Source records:
-.-.-

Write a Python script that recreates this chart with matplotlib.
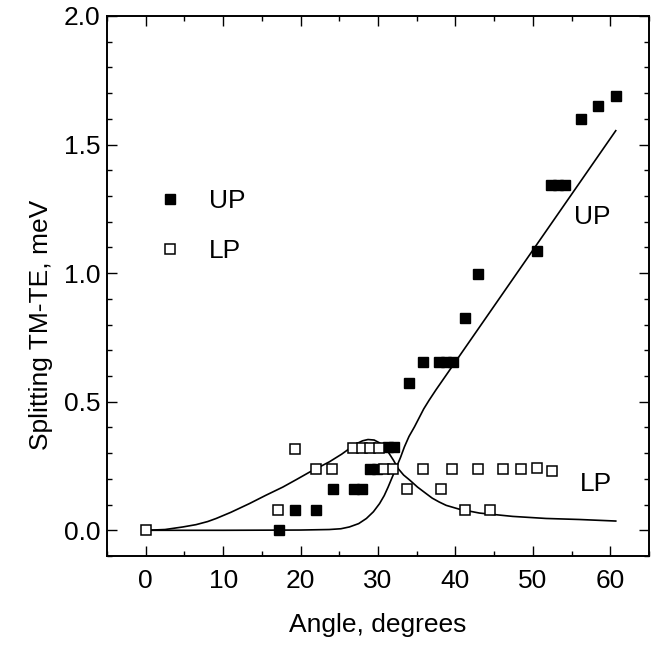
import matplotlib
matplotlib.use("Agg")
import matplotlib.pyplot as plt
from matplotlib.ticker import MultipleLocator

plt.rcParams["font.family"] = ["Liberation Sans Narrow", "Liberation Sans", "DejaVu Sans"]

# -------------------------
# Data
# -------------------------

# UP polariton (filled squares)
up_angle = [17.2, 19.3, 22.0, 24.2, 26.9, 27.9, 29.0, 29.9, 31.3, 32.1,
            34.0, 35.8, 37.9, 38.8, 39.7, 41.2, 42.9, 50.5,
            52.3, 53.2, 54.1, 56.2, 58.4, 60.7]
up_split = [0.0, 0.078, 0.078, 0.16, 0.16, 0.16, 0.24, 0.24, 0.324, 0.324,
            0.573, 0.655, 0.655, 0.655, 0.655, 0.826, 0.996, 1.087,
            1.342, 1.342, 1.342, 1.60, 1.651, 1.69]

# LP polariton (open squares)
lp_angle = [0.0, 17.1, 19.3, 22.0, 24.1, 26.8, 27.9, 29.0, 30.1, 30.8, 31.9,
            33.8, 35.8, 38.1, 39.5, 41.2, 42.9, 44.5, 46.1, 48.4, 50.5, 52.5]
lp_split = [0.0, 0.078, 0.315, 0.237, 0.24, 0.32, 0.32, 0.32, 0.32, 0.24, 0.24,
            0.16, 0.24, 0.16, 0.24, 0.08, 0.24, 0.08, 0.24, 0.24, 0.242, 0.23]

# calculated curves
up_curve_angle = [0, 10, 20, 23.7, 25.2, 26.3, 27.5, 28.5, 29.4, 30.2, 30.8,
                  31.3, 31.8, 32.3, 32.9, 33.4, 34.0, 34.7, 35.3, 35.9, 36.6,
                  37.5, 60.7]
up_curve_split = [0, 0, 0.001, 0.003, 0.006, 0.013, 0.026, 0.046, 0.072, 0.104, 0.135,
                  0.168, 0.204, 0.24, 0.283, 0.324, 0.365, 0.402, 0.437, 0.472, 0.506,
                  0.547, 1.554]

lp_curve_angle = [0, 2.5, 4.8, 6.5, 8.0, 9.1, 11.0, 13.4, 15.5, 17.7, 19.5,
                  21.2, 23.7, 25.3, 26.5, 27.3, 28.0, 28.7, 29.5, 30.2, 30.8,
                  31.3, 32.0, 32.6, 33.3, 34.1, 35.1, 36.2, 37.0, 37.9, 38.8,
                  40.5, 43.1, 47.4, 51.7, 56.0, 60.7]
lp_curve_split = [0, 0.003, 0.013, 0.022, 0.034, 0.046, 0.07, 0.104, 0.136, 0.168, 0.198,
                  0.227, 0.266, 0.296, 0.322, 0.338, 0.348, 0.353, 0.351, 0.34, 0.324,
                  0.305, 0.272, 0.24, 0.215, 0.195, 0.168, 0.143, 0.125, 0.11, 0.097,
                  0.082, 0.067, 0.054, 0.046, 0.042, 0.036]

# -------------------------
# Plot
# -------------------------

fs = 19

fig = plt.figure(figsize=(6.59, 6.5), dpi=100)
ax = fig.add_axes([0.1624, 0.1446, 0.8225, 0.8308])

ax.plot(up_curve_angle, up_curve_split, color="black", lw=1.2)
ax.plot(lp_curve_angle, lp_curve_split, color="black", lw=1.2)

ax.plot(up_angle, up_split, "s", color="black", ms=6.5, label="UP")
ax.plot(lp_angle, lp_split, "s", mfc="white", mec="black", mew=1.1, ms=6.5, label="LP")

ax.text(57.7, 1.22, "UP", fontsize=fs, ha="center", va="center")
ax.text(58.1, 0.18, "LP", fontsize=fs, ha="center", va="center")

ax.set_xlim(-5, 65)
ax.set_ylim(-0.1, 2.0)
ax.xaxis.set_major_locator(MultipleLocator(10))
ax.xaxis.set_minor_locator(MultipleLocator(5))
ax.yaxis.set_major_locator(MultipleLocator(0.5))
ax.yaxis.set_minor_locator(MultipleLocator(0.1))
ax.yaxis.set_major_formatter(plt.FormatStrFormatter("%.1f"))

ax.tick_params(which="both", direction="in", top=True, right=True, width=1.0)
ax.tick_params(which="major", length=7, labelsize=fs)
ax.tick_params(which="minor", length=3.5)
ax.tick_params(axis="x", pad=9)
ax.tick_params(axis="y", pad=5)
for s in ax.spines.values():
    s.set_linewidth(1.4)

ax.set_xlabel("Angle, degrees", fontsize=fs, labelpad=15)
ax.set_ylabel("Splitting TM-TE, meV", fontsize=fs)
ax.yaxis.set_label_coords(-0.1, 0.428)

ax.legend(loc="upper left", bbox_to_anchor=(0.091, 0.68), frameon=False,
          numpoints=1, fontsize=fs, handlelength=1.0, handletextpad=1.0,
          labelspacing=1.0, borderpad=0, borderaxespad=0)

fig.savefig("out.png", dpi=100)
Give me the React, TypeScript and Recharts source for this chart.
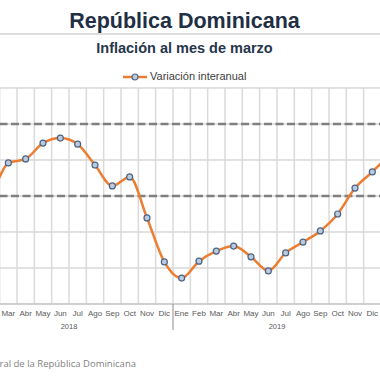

-.-.-

* _Stated task_
Go from the first line of the listing to the line holding "from matplotlib.ticker import MultipleLocator" and, please, transcribe those lines exactly, both included, with no pictures.

* _The reply_
Write a Python script that recreates this chart with matplotlib.
import matplotlib
matplotlib.use("Agg")
import matplotlib.pyplot as plt
from matplotlib.ticker import MultipleLocator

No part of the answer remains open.